Last fall, Jackson resident Tim Mayo documented a five-cub black bear litter on Teton Pass, a record for Wyoming.
With grizzlies, a five-cub litter is an exceptional rarity even when looking more broadly across North American grizzly bear range. There have only been "several observations" in total, van Manen said.
There's been a single observation of a six-cub litter in Alaska, he said, though it may have been the product of an adoption event.
The massive grizzly brood turned heads in Yellowstone on Wednesday.
West Yellowstone, Montana resident Carolyn Golba, who leads tours in Yellowstone, was in the Lamar Valley area around 8:45 a.m. on her day off when she started to hear chatter on her handheld radio.
"Somebody kept saying, 'Five cubs, five cubs!'" Golba recalled.
The Wild Serenity Wildlife Tour owner booked it toward the Little America region of the park, where the six-bear family was seen. Plentiful tourists, tour guides, and a "lot of bear and wolf people" joined her at the scene.
At times, she said, there were a dozen bears in view: the sow with five cubs, another sow grizzly with three cubs and two solo black bears.
"I had 20 grizzlies today - a 20-grizzly day," Golba said.

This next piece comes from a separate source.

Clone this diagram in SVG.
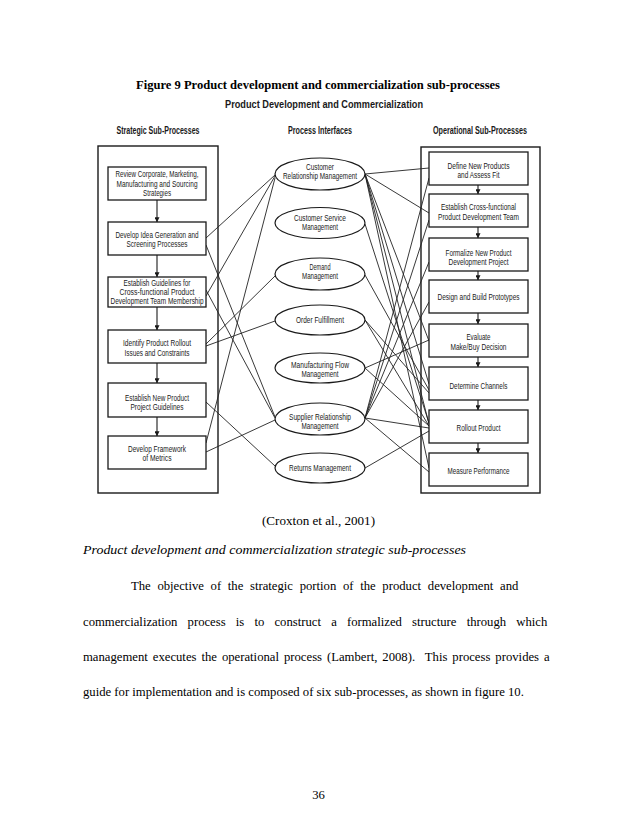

It was a personal record for the longtime tour guide.
As for the Greater Yellowstone Ecosystem's new record-big grizzly bear litter, van Manen admitted his awe.
"Whether it was an adoption or whether it truly is a five-cub litter, it just amazes me that every year there's some new surprise to us, even after intensively studying this population for more than 50 years," van Manen said. "I just think that's cool."